Uploading Inventory Data

  1. Use Direct Connect to establish a Direct Connect connection between the local data center and Huawei Cloud Virtual Private Cloud (VPC).
  2. Create an OBS bucket and record the access domain name, port number, access key ID (AK), and secret access key (SK) of the OBS bucket.
  3. Create a CDM cluster.

    If a DataArts Studio instance includes a CDM cluster (except the trial version) and the cluster meets your requirements, you do not need to buy a DataArts Migration incremental package.

    If you need to create another CDM cluster, buy a DataArts Studio incremental package by referring to Buying a DataArts Studio Incremental Package.

    • Instance Type: Select cdm.xlarge, which applies to most migration scenarios.
    • VPC: VPC of the CDM cluster. Select the VPC that connects to the local data center through Direct Connect.
    • (Optional) Subnet and Security Group: You can configure either of them.
  4. After the cluster is created, choose Job Management > Link Management > Create Link. The page for selecting a link type is displayed. See Figure 1.
    Figure 1 Selecting a connector
  5. To connect to the local Apache HDFS of company H, select Apache HDFS, and click Next.
    Figure 2 Creating an HDFS link
    • Name: Enter a custom link name, for example, hdfs_link.
    • URI: Enter the NameNode URI of HDFS of company H.
    • Authentication Method: Select KERBEROS if Hadoop is in security mode to obtain the principal and keytab files from the client for authentication.
    • Principal and Keytab File: Obtain the principal account and keytab file from the Hadoop administrator.
  6. Click Save. CDM automatically checks whether the link is available.
    • If the link is available, a message is displayed, indicating that the link is successfully saved, and the link management page is displayed.
    • If the link is unavailable, check whether the link parameters are correctly configured or whether the firewall of company H allows the elastic IP address (EIP) of the CDM cluster to access the data source.
  7. Click Create Link to create an OBS link.
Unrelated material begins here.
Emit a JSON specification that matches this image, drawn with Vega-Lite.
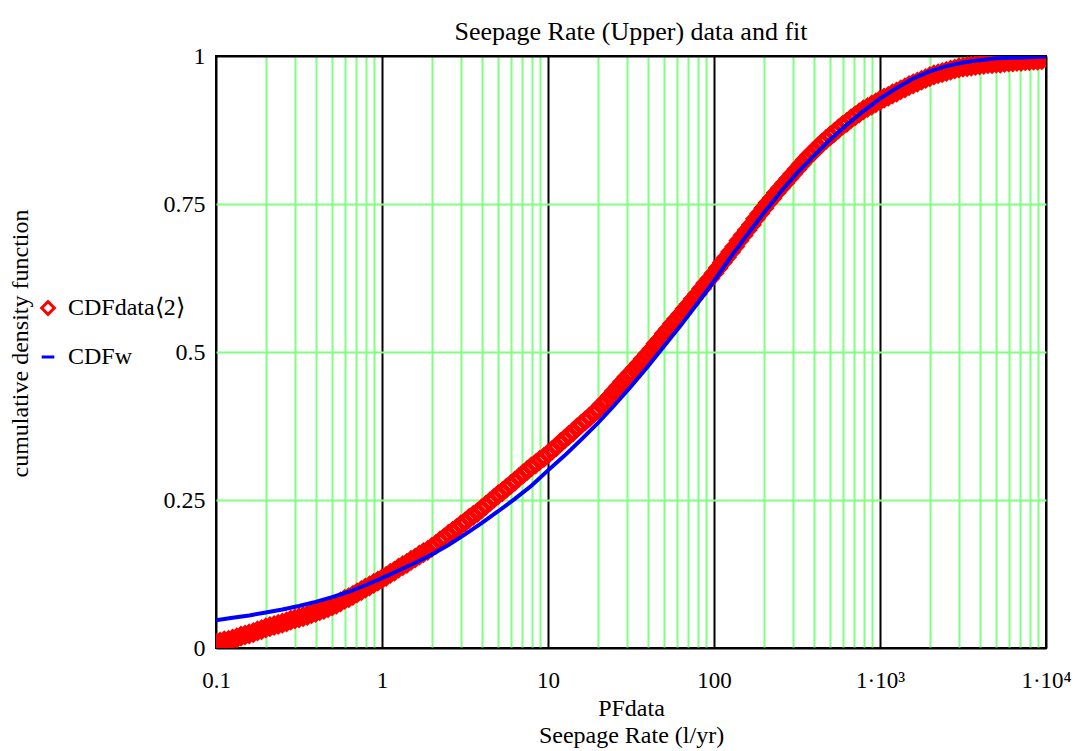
{
  "$schema": "https://vega.github.io/schema/vega-lite/v6.json",
  "width": 830,
  "height": 592,
  "autosize": "none",
  "padding": {"left": 216, "top": 56, "right": 32, "bottom": 103},
  "background": "white",
  "title": {"text": "Seepage Rate (Upper) data and fit", "font": "Liberation Serif", "fontSize": 26, "fontWeight": "normal", "color": "black", "offset": -1, "anchor": "middle", "frame": "group"},
  "config": {"view": {"stroke": "black", "strokeWidth": 2}, "font": "Liberation Serif"},
  "datasets": {
    "red": [
      {"x":0.1,"y":0.008},{"x":0.1059,"y":0.010},{"x":0.1122,"y":0.012},{"x":0.1189,"y":0.013},{"x":0.1259,"y":0.015},{"x":0.1334,"y":0.017},{"x":0.1413,"y":0.020},{"x":0.1496,"y":0.022},{"x":0.1585,"y":0.024},{"x":0.1679,"y":0.026},
      {"x":0.1778,"y":0.029},{"x":0.1884,"y":0.031},{"x":0.1995,"y":0.034},{"x":0.2113,"y":0.036},{"x":0.2239,"y":0.038},{"x":0.2371,"y":0.040},{"x":0.2512,"y":0.042},{"x":0.2661,"y":0.044},{"x":0.2818,"y":0.047},{"x":0.2985,"y":0.049},
      {"x":0.3162,"y":0.051},{"x":0.335,"y":0.053},{"x":0.3548,"y":0.055},{"x":0.3758,"y":0.058},{"x":0.3981,"y":0.060},{"x":0.4217,"y":0.063},{"x":0.4467,"y":0.065},{"x":0.4732,"y":0.068},{"x":0.5012,"y":0.071},{"x":0.5309,"y":0.074},
      {"x":0.5623,"y":0.078},{"x":0.5957,"y":0.082},{"x":0.631,"y":0.085},{"x":0.6683,"y":0.089},{"x":0.7079,"y":0.093},{"x":0.7499,"y":0.097},{"x":0.7943,"y":0.101},{"x":0.8414,"y":0.105},{"x":0.8913,"y":0.109},{"x":0.9441,"y":0.113},
      {"x":1,"y":0.117},{"x":1.059,"y":0.121},{"x":1.122,"y":0.126},{"x":1.189,"y":0.130},{"x":1.259,"y":0.135},{"x":1.334,"y":0.139},{"x":1.413,"y":0.143},{"x":1.496,"y":0.148},{"x":1.585,"y":0.152},{"x":1.679,"y":0.157},
      {"x":1.778,"y":0.161},{"x":1.884,"y":0.165},{"x":1.995,"y":0.170},{"x":2.113,"y":0.175},{"x":2.239,"y":0.181},{"x":2.371,"y":0.186},{"x":2.512,"y":0.192},{"x":2.661,"y":0.197},{"x":2.818,"y":0.202},{"x":2.985,"y":0.208},
      {"x":3.162,"y":0.213},{"x":3.35,"y":0.219},{"x":3.548,"y":0.224},{"x":3.758,"y":0.229},{"x":3.981,"y":0.235},{"x":4.217,"y":0.241},{"x":4.467,"y":0.247},{"x":4.732,"y":0.253},{"x":5.012,"y":0.259},{"x":5.309,"y":0.264},
      {"x":5.623,"y":0.270},{"x":5.957,"y":0.276},{"x":6.31,"y":0.282},{"x":6.683,"y":0.288},{"x":7.079,"y":0.294},{"x":7.499,"y":0.300},{"x":7.943,"y":0.306},{"x":8.414,"y":0.311},{"x":8.913,"y":0.317},{"x":9.441,"y":0.322},
      {"x":10,"y":0.328},{"x":10.59,"y":0.334},{"x":11.22,"y":0.340},{"x":11.89,"y":0.347},{"x":12.59,"y":0.353},{"x":13.34,"y":0.359},{"x":14.13,"y":0.365},{"x":14.96,"y":0.372},{"x":15.85,"y":0.378},{"x":16.79,"y":0.384},
      {"x":17.78,"y":0.390},{"x":18.84,"y":0.397},{"x":19.95,"y":0.403},{"x":21.13,"y":0.411},{"x":22.39,"y":0.418},{"x":23.71,"y":0.426},{"x":25.12,"y":0.434},{"x":26.61,"y":0.442},{"x":28.18,"y":0.450},{"x":29.85,"y":0.458},
      {"x":31.62,"y":0.465},{"x":33.5,"y":0.473},{"x":35.48,"y":0.481},{"x":37.58,"y":0.489},{"x":39.81,"y":0.497},{"x":42.17,"y":0.505},{"x":44.67,"y":0.514},{"x":47.32,"y":0.522},{"x":50.12,"y":0.531},{"x":53.09,"y":0.539},
      {"x":56.23,"y":0.548},{"x":59.57,"y":0.556},{"x":63.1,"y":0.564},{"x":66.83,"y":0.573},{"x":70.79,"y":0.581},{"x":74.99,"y":0.590},{"x":79.43,"y":0.598},{"x":84.14,"y":0.607},{"x":89.13,"y":0.616},{"x":94.41,"y":0.624},
      {"x":100,"y":0.633},{"x":105.9,"y":0.642},{"x":112.2,"y":0.651},{"x":118.9,"y":0.660},{"x":125.9,"y":0.669},{"x":133.4,"y":0.678},{"x":141.3,"y":0.688},{"x":149.6,"y":0.697},{"x":158.5,"y":0.706},{"x":167.9,"y":0.715},
      {"x":177.8,"y":0.725},{"x":188.4,"y":0.734},{"x":199.5,"y":0.743},{"x":211.3,"y":0.752},{"x":223.9,"y":0.760},{"x":237.1,"y":0.769},{"x":251.2,"y":0.777},{"x":266.1,"y":0.785},{"x":281.8,"y":0.793},{"x":298.5,"y":0.801},
      {"x":316.2,"y":0.809},{"x":335,"y":0.817},{"x":354.8,"y":0.825},{"x":375.8,"y":0.832},{"x":398.1,"y":0.839},{"x":421.7,"y":0.846},{"x":446.7,"y":0.853},{"x":473.2,"y":0.859},{"x":501.2,"y":0.865},{"x":530.9,"y":0.871},
      {"x":562.3,"y":0.877},{"x":595.7,"y":0.883},{"x":631,"y":0.888},{"x":668.3,"y":0.894},{"x":707.9,"y":0.899},{"x":749.9,"y":0.904},{"x":794.3,"y":0.909},{"x":841.4,"y":0.913},{"x":891.3,"y":0.917},{"x":944.1,"y":0.921},
      {"x":1000,"y":0.925},{"x":1059,"y":0.929},{"x":1122,"y":0.932},{"x":1189,"y":0.936},{"x":1259,"y":0.939},{"x":1334,"y":0.943},{"x":1413,"y":0.946},{"x":1496,"y":0.950},{"x":1585,"y":0.953},{"x":1679,"y":0.956},
      {"x":1778,"y":0.959},{"x":1884,"y":0.962},{"x":1995,"y":0.965},{"x":2113,"y":0.968},{"x":2239,"y":0.970},{"x":2371,"y":0.972},{"x":2512,"y":0.974},{"x":2661,"y":0.976},{"x":2818,"y":0.978},{"x":2985,"y":0.980},
      {"x":3162,"y":0.981},{"x":3350,"y":0.982},{"x":3548,"y":0.983},{"x":3758,"y":0.984},{"x":3981,"y":0.985},{"x":4217,"y":0.986},{"x":4467,"y":0.987},{"x":4732,"y":0.987},{"x":5012,"y":0.988},{"x":5309,"y":0.988},
      {"x":5623,"y":0.989},{"x":5957,"y":0.990},{"x":6310,"y":0.990},{"x":6683,"y":0.991},{"x":7079,"y":0.991},{"x":7499,"y":0.992},{"x":7943,"y":0.992},{"x":8414,"y":0.993},{"x":8913,"y":0.993},{"x":9441,"y":0.994},
      {"x":10000,"y":0.997}
    ],
    "blue": [
      {"x":0.1,"y":0.047},{"x":0.1259,"y":0.051},{"x":0.1585,"y":0.055},{"x":0.1995,"y":0.060},{"x":0.2512,"y":0.065},{"x":0.3162,"y":0.071},{"x":0.3981,"y":0.078},{"x":0.5012,"y":0.086},{"x":0.631,"y":0.095},{"x":0.7943,"y":0.106},
      {"x":1,"y":0.118},{"x":1.259,"y":0.131},{"x":1.585,"y":0.144},{"x":1.995,"y":0.158},{"x":2.512,"y":0.174},{"x":3.162,"y":0.192},{"x":3.981,"y":0.211},{"x":5.012,"y":0.231},{"x":6.31,"y":0.252},{"x":7.943,"y":0.274},
      {"x":10,"y":0.300},{"x":12.59,"y":0.325},{"x":15.85,"y":0.352},{"x":19.95,"y":0.380},{"x":25.12,"y":0.410},{"x":31.62,"y":0.442},{"x":39.81,"y":0.475},{"x":50.12,"y":0.510},{"x":63.1,"y":0.545},{"x":79.43,"y":0.582},
      {"x":100,"y":0.620},{"x":125.9,"y":0.660},{"x":158.5,"y":0.698},{"x":199.5,"y":0.735},{"x":251.2,"y":0.770},{"x":316.2,"y":0.802},{"x":398.1,"y":0.831},{"x":501.2,"y":0.859},{"x":631,"y":0.884},{"x":794.3,"y":0.907},
      {"x":1000,"y":0.928},{"x":1259,"y":0.946},{"x":1585,"y":0.962},{"x":1995,"y":0.974},{"x":2512,"y":0.983},{"x":3162,"y":0.989},{"x":3981,"y":0.993},{"x":5012,"y":0.996},{"x":6310,"y":0.997},{"x":7943,"y":0.998},
      {"x":10000,"y":0.999}
    ]
  },
  "encoding": {
    "x": {
      "field": "x", "type": "quantitative",
      "scale": {"type": "log", "domain": [0.1, 10000], "nice": false},
      "axis": {
        "values": [0.1,0.2,0.3,0.4,0.5,0.6,0.7,0.8,0.9,1,2,3,4,5,6,7,8,9,10,20,30,40,50,60,70,80,90,100,200,300,400,500,600,700,800,900,1000,2000,3000,4000,5000,6000,7000,8000,9000,10000],
        "labelExpr": "datum.value == 0.1 ? '0.1' : datum.value == 1 ? '1' : datum.value == 10 ? '10' : datum.value == 100 ? '100' : datum.value == 1000 ? '1·10³' : datum.value == 10000 ? '1·10⁴' : ''",
        "grid": true,
        "gridColor": {"condition": {"test": "indexof([0.1,1,10,100,1000,10000], datum.value) >= 0", "value": "black"}, "value": "#80ff80"},
        "gridWidth": 2,
        "gridOpacity": 1,
        "ticks": false,
        "domain": false,
        "labelFont": "Liberation Serif", "labelFontSize": 23, "labelColor": "black",
        "labelPadding": 21, "labelOverlap": false, "labelFlush": false, "labelBound": false,
        "title": ["PFdata", "Seepage Rate (l/yr)"],
        "titleFont": "Liberation Serif", "titleFontSize": 24, "titleFontWeight": "normal", "titleColor": "black",
        "titlePadding": 4, "titleLineHeight": 27
      }
    },
    "y": {
      "field": "y", "type": "quantitative",
      "scale": {"domain": [0, 1], "nice": false},
      "axis": {
        "values": [0, 0.25, 0.5, 0.75, 1],
        "labelExpr": "format(datum.value, '~g')",
        "grid": true,
        "gridColor": {"condition": {"test": "datum.value == 0 || datum.value == 1", "value": "black"}, "value": "#80ff80"},
        "gridWidth": 2,
        "gridOpacity": 1,
        "ticks": false,
        "domain": false,
        "labelFont": "Liberation Serif", "labelFontSize": 24, "labelColor": "black",
        "labelPadding": 11, "labelOverlap": false, "labelFlush": false, "labelBound": false,
        "title": "cumulative density function",
        "titleFont": "Liberation Serif", "titleFontSize": 24, "titleFontWeight": "normal", "titleColor": "black",
        "titlePadding": 131, "titleY": 287
      }
    }
  },
  "layer": [
    {
      "data": {"name": "red"},
      "mark": {"type": "point", "shape": "diamond", "filled": false, "size": 220, "strokeWidth": 4.5, "opacity": 1, "clip": true},
      "encoding": {
        "color": {
          "datum": "CDFdata⟨2⟩", "type": "nominal",
          "scale": {"domain": ["CDFdata⟨2⟩", "CDFw"], "range": ["#ff0000", "#0000ff"]},
          "legend": {
            "title": null, "orient": "none", "legendX": -180, "legendY": 240,
            "labelFont": "Liberation Serif", "labelFontSize": 24, "labelColor": "black",
            "symbolSize": 160, "symbolStrokeWidth": 3, "rowPadding": 24, "labelOffset": 8
          }
        },
        "shape": {
          "datum": "CDFdata⟨2⟩", "type": "nominal",
          "scale": {"domain": ["CDFdata⟨2⟩", "CDFw"], "range": ["diamond", "stroke"]}
        }
      }
    },
    {
      "data": {"name": "blue"},
      "mark": {"type": "line", "strokeWidth": 4, "clip": true},
      "encoding": {
        "color": {"datum": "CDFw", "type": "nominal"}
      }
    }
  ]
}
On the page that is displayed, select Object Storage Service (OBS) and click Next. Set the OBS link parameters as required. See Figure 3.
    Figure 3 Creating an OBS link
    • Name: Enter a custom link name, for example, obslink.
    • OBS Endpoint: Enter the domain name or IP address of OBS, for example, obs.myhuaweicloud.com.
    • Port: Enter the port number of OBS, for example, 443.
    • OBS Bucket Type: Select a value from the drop-down list box as required.
    • AK and SK: Enter the AK and SK used for accessing the OBS database. To obtain the AK and SK, log in to the management console, click the username in the upper right corner, and select My Credentials from the drop-down list. On the displayed page, choose Access Keys in the left navigation pane.
  8. Click Save. The Link Management page is displayed.
  9. Choose Table/File Migration > Create Job to create a job for migrating trade statistics of company H to OBS. See Figure 4.
    Figure 4 Creating a job
    • Job Name: Enter a user-defined job name.
    • Source Link Configuration:
      • Source Link Name: Select the HDFS link hdfs_link created in 5.
      • Source Directory/File: Set this parameter to the local storage path of company H's trade statistics. The value can be either a directory or a file. Set this parameter to a directory. CDM migrates all files in the directory to OBS.
      • File Format: Select Binary. The file format refers to the format used by CDM to transmit data. The formats of the original files are not changed. Binary is recommended for migration between files because the transmission efficiency and performance are optimal.
    • Destination Link Configuration:
      • Destination Link Name: Select the OBS link obslink created in 7.
      • Bucket Name and Write Directory: Enter the path for storing trade statistics in OBS. CDM writes the files to this path.
      • File Format: Select Binary. Similar to the source link, the formats of the original files are not changed.
      • Duplicate File Processing Method: Select Skip. CDM determines that a file is a duplicate file only when the file name and file size are the same on the source and destination ends. In this case, CDM skips the file and does not migrate the file to OBS.
  10. Click Next to go to the tab page for configuring the task parameters. For the migration of inventory data, retain the default values of the parameters.
  11. Click Save and Run. On the displayed job management page, you can view the job execution progress and result.
  12. After the job is successfully executed, click Historical Record to view the number of written rows, number of read rows, number of written bytes, number of written files, and execution logs.